Mientras tanto, el PAMI informa que la entrega puede demorar hasta un año. Queda la amarga sensación de que los expedientes son ordenados en función de la edad de los demandantes para reducir las entregas. Apuestan a que se van a morir antes.
Somos un país de inmigrantes, de hombres y mujeres que se rompieron el lomo para progresar, pero no es un mensaje que estemos acostumbrados a transmitirles a nuestros hijos. El año pasado, a raíz de una tarea escolar, tuve el placer de compartir con mi hija la investigación y construcción de nuestro árbol genealógico familiar. Fue un ejercicio interesante para comprender que somos nosotros, pero también somos nuestros padres, nuestros abuelos, nuestros etcéteras.
Aún así, nos es imposible pensar más allá del límite de la frente. Nos cansamos de decir que tenemos un país con grandes riquezas, con recursos naturales inigualables. Nos falta entender —como sí entienden otras culturas— que nuestros ancianos son una de nuestras mayores riquezas, y debemos honrarlos.

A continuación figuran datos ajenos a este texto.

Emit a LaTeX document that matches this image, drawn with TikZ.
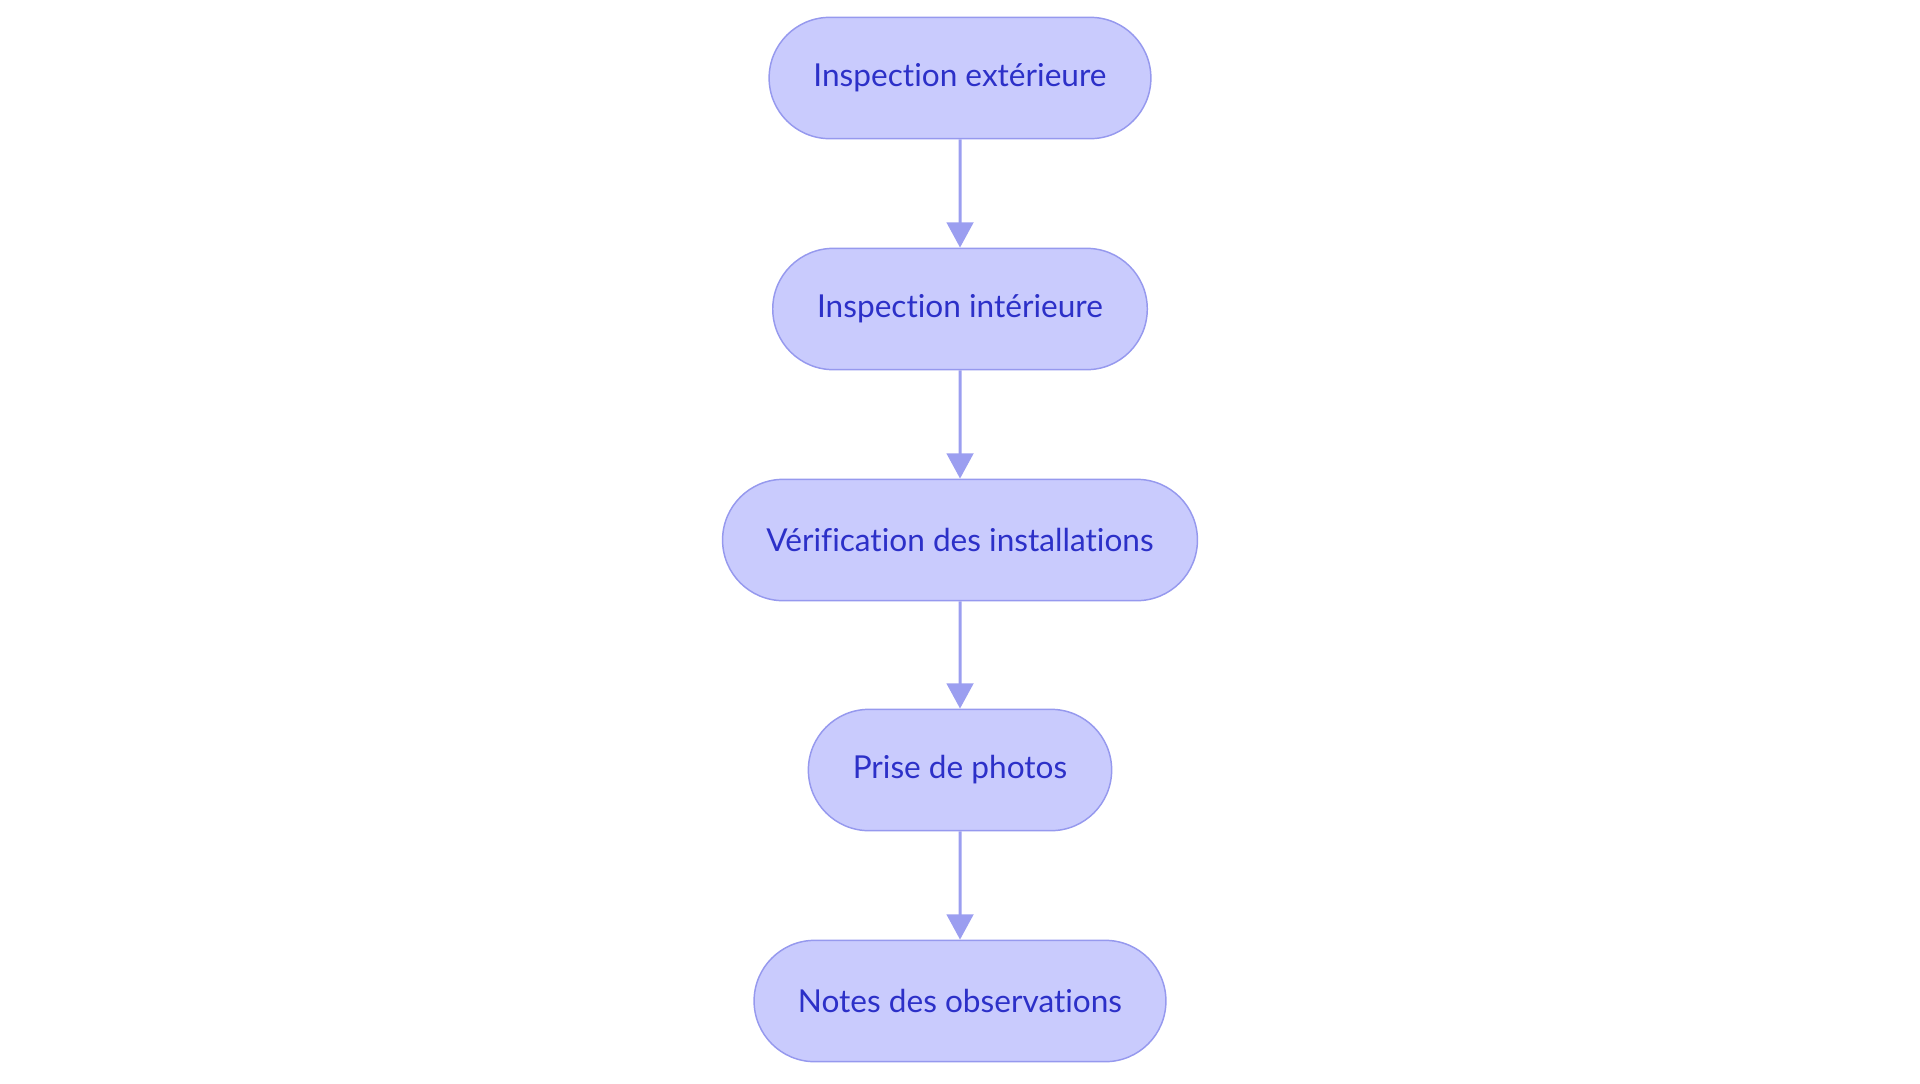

Cada vez que veo a mi padre, cada vez que me siento a charlar con él, me transporto a esa pequeña habitación en los suburbios de Tokio y ahí estamos, los dos, sentados sobre nuestros tatamis ensayando un intercambio bidireccional de experiencia y respeto. Y a veces hasta se me suelta una lágrima que atrapo antes de que él lo note. Y él, sabio, hace como que no lo nota.